Indonesian Athletics Association
- Sport: Athletics
- Jurisdiction: National
- Abbreviation: PASI
- Founded: 3 September 1950; 75 years ago
- Affiliation: World Athletics
- Regional affiliation: Asian Athletics Association
- Headquarters: Jakarta
- Location: Indonesia
- Chairman: Luhut Binsar Pandjaitan
- Secretary: Tigor Mangapul Tanjung
- Replaced: Nederlandsche Indische Athletik Unie (NIAU)
- (founded): 1917; 108 years ago

Official website
- www.pbpasi.org
- Indonesia

= Indonesian Athletics Association =

Governing body of athletics in Indonesia

The Indonesian Athletics Association (Persatuan Atletik Seluruh Indonesia; abbreviated as PASI) is the World Athletics recognized national governing body for the sport of athletics in Indonesia. They are a member of the World Athletics and the Asian Athletics Association. They are also a member of the National Sports Committee of Indonesia (KONI) and the Indonesian Olympic Committee (KOI).

== History ==

=== Origin ===

==== Pre-Independence: NIAU ====
The sport of athletics first entered Indonesia before independence, during the Dutch colonialism era when Indonesia was named Dutch East Indies. In the 1910s, athletics entered school curriculum as one of the school subject. The sport began to spread throughout the country, spearheaded by the formation of many athletic clubs such as ISV, Hellas, and IAC in Jakarta, ABA in Solo, and PAS in Surabaya.

Many such clubs were members of the Nederlandsche Indische Athletik Unie, or NIAU or the Athletics Association of the Dutch East Indies (Perserikatan Atletik Hindia Belanda), formed in 1917. NIAU was the sole nationwide athletic organization in the country; hence, it's responsible for organizing domestic athletics competition in the Dutch East Indies.
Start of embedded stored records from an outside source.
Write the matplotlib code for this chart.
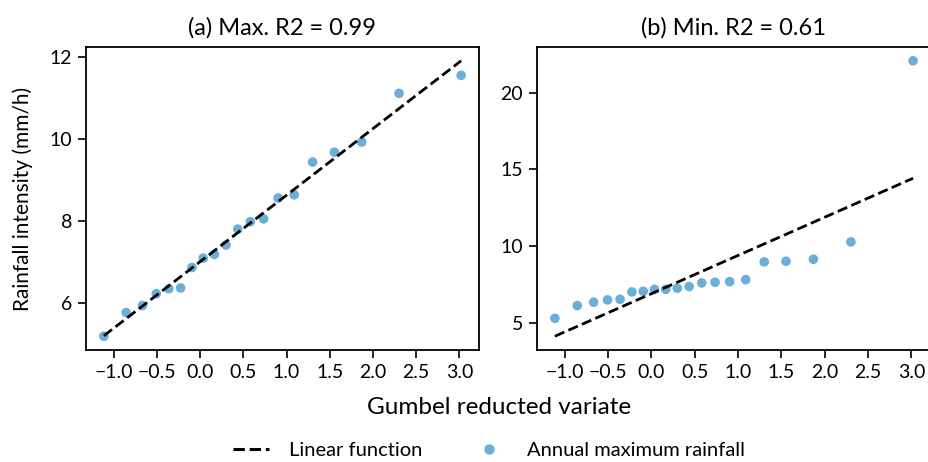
import numpy as np
import matplotlib
matplotlib.use("Agg")
import matplotlib.pyplot as plt
from matplotlib.lines import Line2D

plt.rcParams['font.family'] = ['Lato', 'DejaVu Sans']

# Gumbel reduced variate (x positions)
gumbel_x = [-1.113, -0.855, -0.666, -0.506, -0.361, -0.225, -0.094, 0.036,
            0.166, 0.299, 0.436, 0.581, 0.735, 0.903, 1.089, 1.302, 1.554,
            1.870, 2.302, 3.020]
# Panel (a) annual maximum rainfall intensity (mm/h)
rain_a = [5.18, 5.76, 5.93, 6.22, 6.34, 6.36, 6.86, 7.09, 7.18, 7.41, 7.80,
          7.98, 8.05, 8.56, 8.64, 9.44, 9.68, 9.93, 11.12, 11.56]
# Panel (b)
rain_b = [5.28, 6.11, 6.33, 6.48, 6.52, 7.00, 7.04, 7.17, 7.17, 7.24, 7.35,
          7.59, 7.63, 7.67, 7.80, 8.96, 9.00, 9.13, 10.26, 22.07]
titles = ["(a) Max. R2 = 0.99", "(b) Min. R2 = 0.61"]
xticks = [-1.0, -0.5, 0.0, 0.5, 1.0, 1.5, 2.0, 2.5, 3.0]

W, H = 929, 462
fig = plt.figure(figsize=(W / 100, H / 100), dpi=100)
ax_a = fig.add_axes([86 / W, 1 - 350 / H, (479 - 86) / W, (350 - 47) / H])
ax_b = fig.add_axes([537 / W, 1 - 350 / H, (931 - 537) / W, (350 - 47) / H])

pt_color = '#6baed6'
for ax, y, t in zip([ax_a, ax_b], [rain_a, rain_b], titles):
    x = np.array(gumbel_x)
    yy = np.array(y)
    k, b = np.polyfit(x, yy, 1)
    ax.plot(x, k * x + b, color='black', linestyle='--', linewidth=2, zorder=3)
    ax.scatter(x, yy, s=48, color=pt_color, edgecolors='none', zorder=2)
    ax.set_title(t, fontsize=17, pad=9)
    ax.set_xticks(xticks)
    ax.set_xticklabels([f"{v:.1f}".replace('-', '\u2212') for v in xticks])
    ax.tick_params(labelsize=14, width=1.2, length=6, pad=4)
    for s in ax.spines.values():
        s.set_linewidth(1.3)

ax_a.set_yticks([6, 8, 10, 12])
ax_b.set_yticks([5, 10, 15, 20])
ax_a.set_ylabel("Rainfall intensity (mm/h)", fontsize=15)
ax_a.yaxis.set_label_coords((33 - 86) / 393, 0.5)

fig.text(499 / W, 1 - 408 / H, "Gumbel reducted variate",
         ha='center', va='center', fontsize=17.5)

handles = [Line2D([0], [0], color='black', linestyle='--', linewidth=2.2),
           Line2D([0], [0], marker='o', color='none', markerfacecolor=pt_color,
                  markeredgecolor='none', markersize=7.5)]
fig.legend(handles, ["Linear function", "Annual maximum rainfall"],
           loc='center', bbox_to_anchor=(489 / W, 1 - 450 / H), ncol=2,
           frameon=False, fontsize=14.5, columnspacing=2.4, handlelength=1.8,
           handletextpad=1.0)

fig.savefig("out.png", dpi=100)
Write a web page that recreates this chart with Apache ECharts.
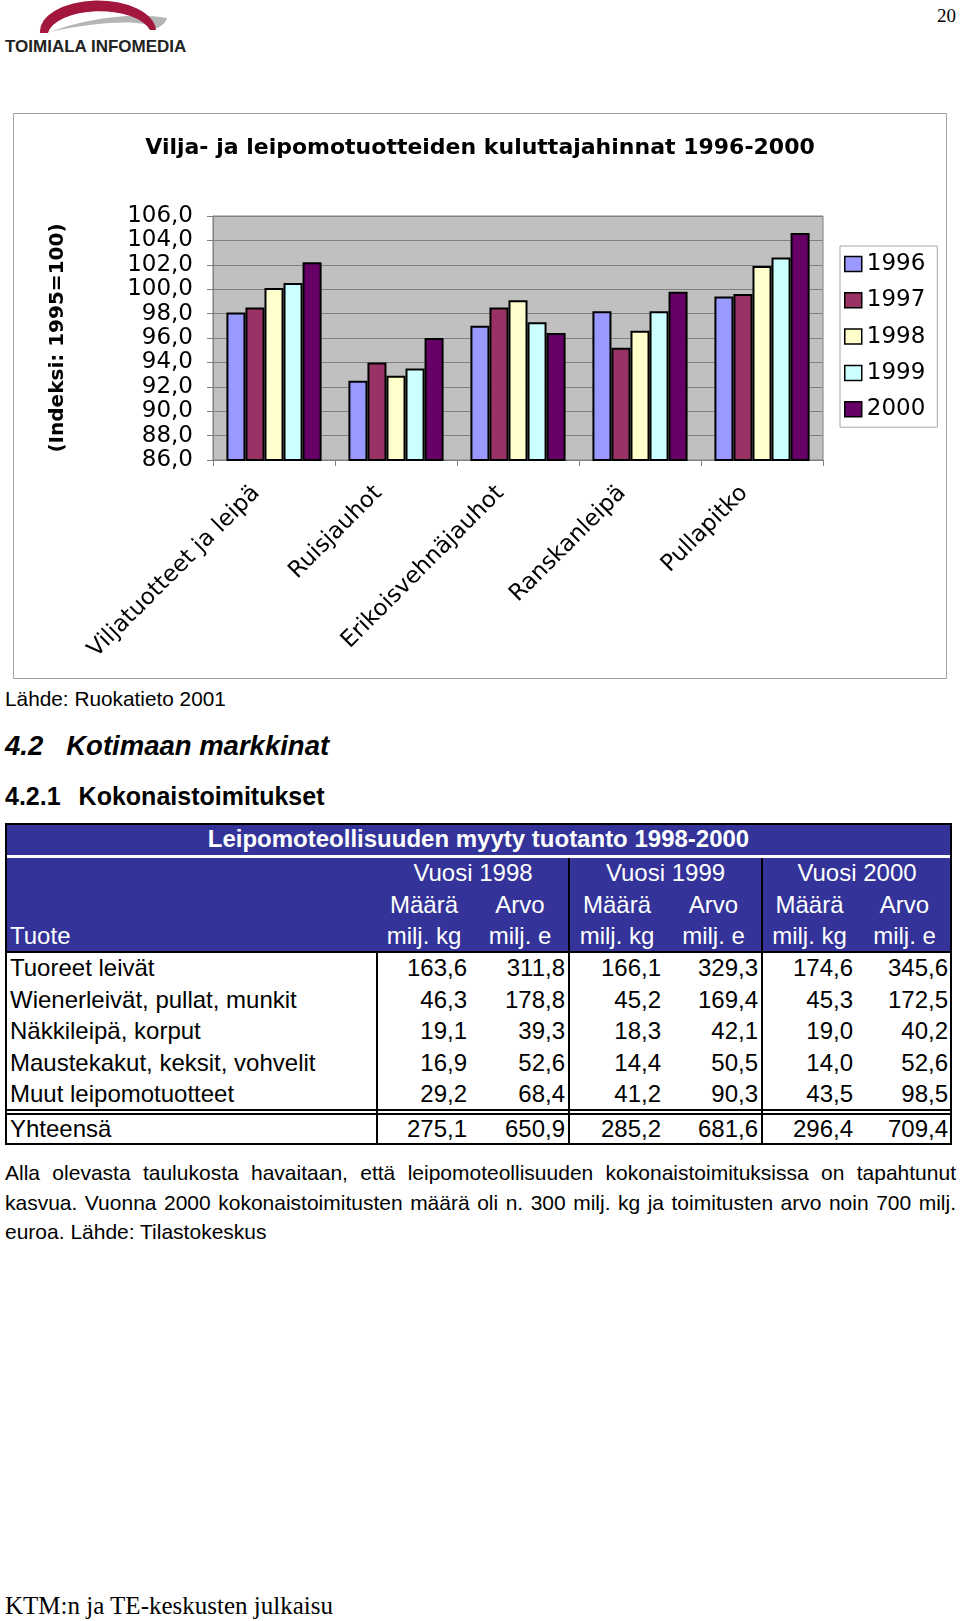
<!DOCTYPE html>
<html><head><meta charset="utf-8">
<script src="https://cdn.jsdelivr.net/npm/echarts@6/dist/echarts.min.js"></script>
<style>
html,body{margin:0;padding:0;background:#fff;}
body{width:960px;height:1621px;position:relative;overflow:hidden;font-family:"Liberation Sans",Arial,sans-serif;color:#000;}
.abs{position:absolute;white-space:nowrap;}
#chart{position:absolute;left:13px;top:113px;width:934px;height:566px;}
.para{position:absolute;left:5px;width:951px;font-size:21px;line-height:29.5px;text-align:justify;}
</style>
</head><body>
<svg class="abs" style="left:0;top:0" width="200" height="40" viewBox="0 0 200 40">
  <path d="M50 32 C 85 19, 130 12, 167 18 C 166 23, 160 27, 155 29 C 150 21, 110 19, 50 32 Z" fill="#b5b5b5"/>
  <path d="M40 33 A 58 31 0 0 1 156 30 L 150 30 A 52 25 0 0 0 48 33 Z" fill="#a3173f"/>
</svg>
<div class="abs" style="left:5px;top:38px;font-size:17px;line-height:17px;font-weight:bold;color:#222;">TOIMIALA INFOMEDIA</div>
<div class="abs" style="left:900px;width:56px;text-align:right;top:6px;font-size:19px;line-height:19px;font-family:'Liberation Serif',serif;">20</div>
<div id="chart"></div>
<div class="abs" style="left:5px;top:689px;font-size:20.8px;line-height:20.8px;">Lähde: Ruokatieto 2001</div>
<div class="abs" style="left:5px;top:732px;font-size:27.5px;line-height:27.5px;font-weight:bold;font-style:italic;">4.2<span style="display:inline-block;width:23px"></span>Kotimaan markkinat</div>
<div class="abs" style="left:5px;top:784px;font-size:25px;line-height:25px;font-weight:bold;">4.2.1<span style="display:inline-block;width:18px"></span>Kokonaistoimitukset</div>
<div id="tbl"></div>
<div class="para" style="top:1158px;text-align-last:justify;">Alla olevasta taulukosta havaitaan, että leipomoteollisuuden kokonaistoimituksissa on tapahtunut</div>
<div class="para" style="top:1187.5px;text-align-last:justify;">kasvua. Vuonna 2000 kokonaistoimitusten määrä oli n. 300 milj. kg ja toimitusten arvo noin 700 milj.</div>
<div class="para" style="top:1217px;text-align:left;">euroa. Lähde: Tilastokeskus</div>
<div class="abs" style="left:5px;top:1593px;font-size:25px;line-height:25px;font-family:'Liberation Serif','Times New Roman',serif;">KTM:n ja TE-keskusten julkaisu</div>
<script>
// ---- chart data ----
const categories = ['Viljatuotteet ja leipä', 'Ruisjauhot', 'Erikoisvehnäjauhot', 'Ranskanleipä', 'Pullapitko'];
const years = ['1996', '1997', '1998', '1999', '2000'];
const v1996 = [98.1, 92.5, 97.0, 98.2, 99.4];
const v1997 = [98.5, 94.0, 98.5, 95.2, 99.6];
const v1998 = [100.1, 92.9, 99.1, 96.6, 101.9];
const v1999 = [100.5, 93.5, 97.3, 98.2, 102.6];
const v2000 = [102.2, 96.0, 96.4, 99.8, 104.6];
const yTickLabels = ['86,0', '88,0', '90,0', '92,0', '94,0', '96,0', '98,0', '100,0', '102,0', '104,0', '106,0'];
const chartTitle = 'Vilja- ja leipomotuotteiden kuluttajahinnat 1996-2000';
const yAxisTitle = '(Indeksi: 1995=100)';

// ---- table data ----
const tableTitle = 'Leipomoteollisuuden myyty tuotanto 1998-2000';
const tableYears = ['Vuosi 1998', 'Vuosi 1999', 'Vuosi 2000'];
const tableRows = ['Tuoreet leivät', 'Wienerleivät, pullat, munkit', 'Näkkileipä, korput', 'Maustekakut, keksit, vohvelit', 'Muut leipomotuotteet'];
const maara1998 = ['163,6', '46,3', '19,1', '16,9', '29,2'];
const arvo1998 = ['311,8', '178,8', '39,3', '52,6', '68,4'];
const maara1999 = ['166,1', '45,2', '18,3', '14,4', '41,2'];
const arvo1999 = ['329,3', '169,4', '42,1', '50,5', '90,3'];
const maara2000 = ['174,6', '45,3', '19,0', '14,0', '43,5'];
const arvo2000 = ['345,6', '172,5', '40,2', '52,6', '98,5'];
const totalLabel = 'Yhteensä';
const totals = ['275,1', '650,9', '285,2', '681,6', '296,4', '709,4'];

const colors = ['#9999ff', '#993366', '#ffffcc', '#ccffff', '#660066'];
const seriesVals = [v1996, v1997, v1998, v1999, v2000];
const FONT = 'DejaVu Sans';

const chart = echarts.init(document.getElementById('chart'), null, {renderer: 'canvas'});
chart.setOption({
  animation: false,
  title: {
    text: chartTitle, left: 'center', top: 19,
    textStyle: {fontFamily: FONT, fontWeight: 'bold', fontSize: 22, color: '#000'}
  },
  graphic: [{
    type: 'rect', silent: true, z: -1,
    shape: {x: 0.5, y: 0.5, width: 933, height: 565},
    style: {fill: 'none', stroke: '#a0a0a0', lineWidth: 1}
  }],
  legend: {
    orient: 'vertical', left: 827, top: 133,
    padding: [5, 12, 5, 4], itemGap: 10.3, itemWidth: 17, itemHeight: 15,
    icon: 'rect', borderColor: '#a6a6a6', borderWidth: 1,
    textStyle: {fontFamily: FONT, fontSize: 23, color: '#000', lineHeight: 26},
    itemStyle: {borderColor: '#000', borderWidth: 1.5},
    data: years
  },
  grid: {
    left: 200, top: 103, width: 610, height: 244,
    show: true, backgroundColor: '#c0c0c0', borderColor: '#808080', borderWidth: 1,
    containLabel: false, outerBoundsMode: 'none'
  },
  xAxis: {
    type: 'category', data: categories, boundaryGap: true,
    axisLine: {show: true, lineStyle: {color: '#808080', width: 1}},
    axisTick: {show: true, length: 6, lineStyle: {color: '#808080'}},
    axisLabel: {rotate: 45, interval: 0, margin: 12, padding: [0, 25, 0, 0],
      fontFamily: FONT, fontSize: 23, color: '#000', hideOverlap: false},
    splitLine: {show: false}
  },
  yAxis: {
    type: 'value', min: 86, max: 106, interval: 2,
    name: yAxisTitle, nameLocation: 'middle', nameGap: 145, nameRotate: 90,
    nameTextStyle: {fontFamily: FONT, fontWeight: 'bold', fontSize: 20, color: '#000'},
    axisLine: {show: true, lineStyle: {color: '#808080'}},
    axisTick: {show: true, length: 6, lineStyle: {color: '#808080'}},
    axisLabel: {margin: 20, fontFamily: FONT, fontSize: 23, color: '#000',
      formatter: v => yTickLabels[Math.round((v - 86) / 2)]},
    splitLine: {show: true, lineStyle: {color: '#808080', width: 1}}
  },
  series: years.map((y, i) => ({
    name: y, type: 'bar', data: seriesVals[i],
    barGap: '0%', barCategoryGap: '22%',
    itemStyle: {color: colors[i], borderColor: '#000', borderWidth: 2}
  }))
});

// ---- table (HTML) ----
const T = document.getElementById('tbl');
function box(x, y, w, h, bg) {
  const d = document.createElement('div');
  d.style.cssText = `position:absolute;left:${x}px;top:${y}px;width:${w}px;height:${h}px;background:${bg};`;
  T.appendChild(d);
}
function txt(s, x, cy, f, align, extra) {
  const d = document.createElement('div');
  d.className = 'abs';
  d.textContent = s;
  const W = 600;
  let css = `font-size:${f}px;line-height:${f}px;top:${cy - f / 2}px;`;
  if (align === 'left') css += `left:${x}px;`;
  else if (align === 'right') css += `left:${x - W}px;width:${W}px;text-align:right;`;
  else css += `left:${x - W / 2}px;width:${W}px;text-align:center;`;
  d.style.cssText = css + (extra || '');
  T.appendChild(d);
}
const L = 5, R = 952, TOP = 823, HB = 952, BOT = 1145;
const colEdges = [377, 471, 569, 665, 762, 857, 952];
box(L, TOP, R - L, HB - TOP, '#333399');
box(L, 855, R - L, 3, '#ffffff');
[569, 762].forEach(x => box(x - 1, 858, 2, HB - 858, '#000'));
[377, 569, 762].forEach(x => box(x - 1, HB, 2, BOT - HB, '#000'));
box(L, HB - 1, R - L, 2, '#000');
box(L, 1109, R - L, 1.5, '#000');
box(L, 1113, R - L, 1.5, '#000');
const ob = document.createElement('div');
ob.style.cssText = `position:absolute;left:${L}px;top:${TOP}px;width:${R - L}px;height:${BOT - TOP}px;border:2px solid #000;box-sizing:border-box;`;
T.appendChild(ob);

const F = 24;
txt(tableTitle, (L + R) / 2, 839, F, 'center', 'color:#fff;font-weight:bold;');
tableYears.forEach((s, i) => txt(s, (colEdges[2 * i] + colEdges[2 * i + 2]) / 2, 873, F, 'center', 'color:#fff;'));
for (let i = 0; i < 3; i++) {
  const a = colEdges[2 * i], b = colEdges[2 * i + 1], c = colEdges[2 * i + 2];
  txt('Määrä', (a + b) / 2, 905, F, 'center', 'color:#fff;');
  txt('Arvo', (b + c) / 2, 905, F, 'center', 'color:#fff;');
  txt('milj. kg', (a + b) / 2, 936, F, 'center', 'color:#fff;');
  txt('milj. e', (b + c) / 2, 936, F, 'center', 'color:#fff;');
}
txt('Tuote', 10, 936, F, 'left', 'color:#fff;');
const rowCy = [968, 999.5, 1031, 1062.5, 1094];
const cols = [maara1998, arvo1998, maara1999, arvo1999, maara2000, arvo2000];
tableRows.forEach((name, r) => {
  txt(name, 10, rowCy[r], F, 'left');
  cols.forEach((col, c) => txt(col[r], colEdges[c + 1] - 4, rowCy[r], F, 'right'));
});
txt(totalLabel, 10, 1128.5, F, 'left');
totals.forEach((v, c) => txt(v, colEdges[c + 1] - 4, 1128.5, F, 'right'));
</script>
</body></html>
The development of the sport gathered more momentum during the Japanese occupation.

==== Post-Independence: PORI's athletics division ====
However after independence, NIAU can no longer be maintained and was disbanded. In 1947, the Sports Association of the Republic of Indonesia (Persatuan Olahraga Republik Indonesia; abbreviated as PORI) was formed to be a forum for national sports activities in the newly found Republics. PORI have an athletics division which served as the foundation for PASI.

=== Founding ===
There were disputes over when PASI was first founded. The origin story remains the same, as does the date of September 3. However, there were differences over the year when PASI was founded and where the event took place. Kompas mentioned that the founding of PASI was on September 3, 1958, in Jakarta. PASI's official website, meanwhile, citing Eddy Purnomo and Dapan's Dasar-Dasar Atletik, mentioned that the founding of PASI happened on September 3, 1950, in Semarang.

Whatever the version, PASI was founded in the 1950s and remains the only umbrella for the sport of athletics in Indonesia to this very day.

== Chairmanship ==
For most of its existence, PASI was famously led by a businessman and a former minister of trade and industry named Bob Hasan, also known as Bung Hasan. First elected in 1976 to replace Sayidiman Suryohadiprojo, H. Mohammad Hassan led PASI until his death on March 31, 2020 due to cancer at the age of 89 years old. His commitment and dedication to the world of athletics began with his passion for running. This passion brought him to the chairmanship of PASI which was offered to him by President Suharto himself. He led PASI diligently. He often used his own money to bankroll PASI. For that dedication, Hasan was named 'the father of Indonesian athletics' after he was elected as PASI's chairman for the 2016–2020 period.

Currently, Luhut Binsar Pandjaitan holds the position for the 2021–2025 period.